You Could Own Sébastien Loeb’s Old Peugeot Dakar Racer

Yes, we’ve been idly browsing Collecting Cars instead of doing actual work again. But sometimes, that’s no bad thing, because it means we spot things like this – a 2015 Peugeot 2008 DKR, built to tackle the world’s toughest off-road races, which could now be yours.
As you can see, it’s very closely related to the roadgoing 2008 crossover. By ‘closely-related’, we of course mean it has the same headlights, tail lights and grille, and otherwise has absolutely nothing to do with its runaround family namesake.

Nestling in the middle of its bespoke tubeframe chassis is a 3.0-litre twin-turbo diesel V6, sending roughly 340bhp to the rear wheels through a six-speed sequential gearbox. Peugeot took the decision to make it two-wheel drive in order to keep weight down and fit longer-travel suspension than a four-wheel drive car could accommodate.
That suspension’s pretty serious: at the back, it has two shock absorbers per wheel, plus remote reservoirs, and overall, ground clearance is somewhere in the realm of 400mm. Take that, speed bumps.

Though the 2008 DKR grabbed headlines for marking Peugeot’s return to the gruelling Dakar Rally, this particular example didn’t actually race there. Instead, it was entered in the 2015 Rallye du Maroc, a similar-format event that takes place in Morocco. There, it was piloted by a Frenchman you may have heard of named Sébastien Loeb, and his co-driver Daniel Elena, finishing 13th.
After its one-off competition appearance, it became the only 2008 DKR to be converted to ‘Plus’ specification, being used as a testbed for developments that would find their way onto the evolved 2016 car, and it remains in that spec today.

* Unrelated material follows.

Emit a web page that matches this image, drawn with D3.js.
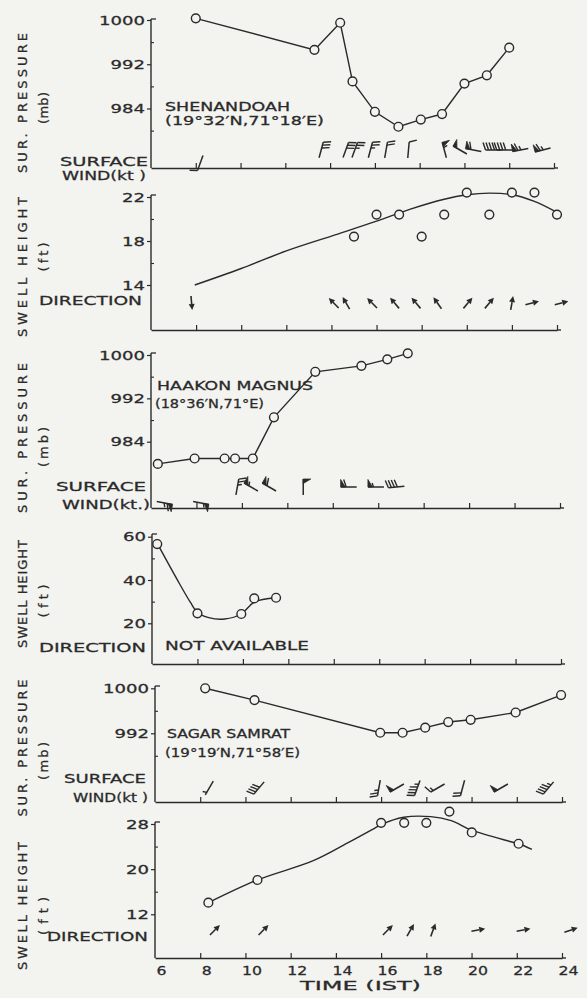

After that, it was stored at Peugeot’s museum in Sochaux, France, before being sold to a collector in Italy in 2021. Its European adventure continued, because it’s now being auctioned off in Spain where, with five days to go on the sale, bidding is already up to €45,000, or around £37,750.
The question is, what would you actually do with it? It seems too good to simply be a garage display piece, so we hope whoever buys it has a lot of land on which it could be properly exercised. Alternatively, it still has all its FIA paperwork, so could in theory still be raced in some rally raid competitions. Whatever happens, it’s just about the only second-hand Peugeot 2008 we’re interested in.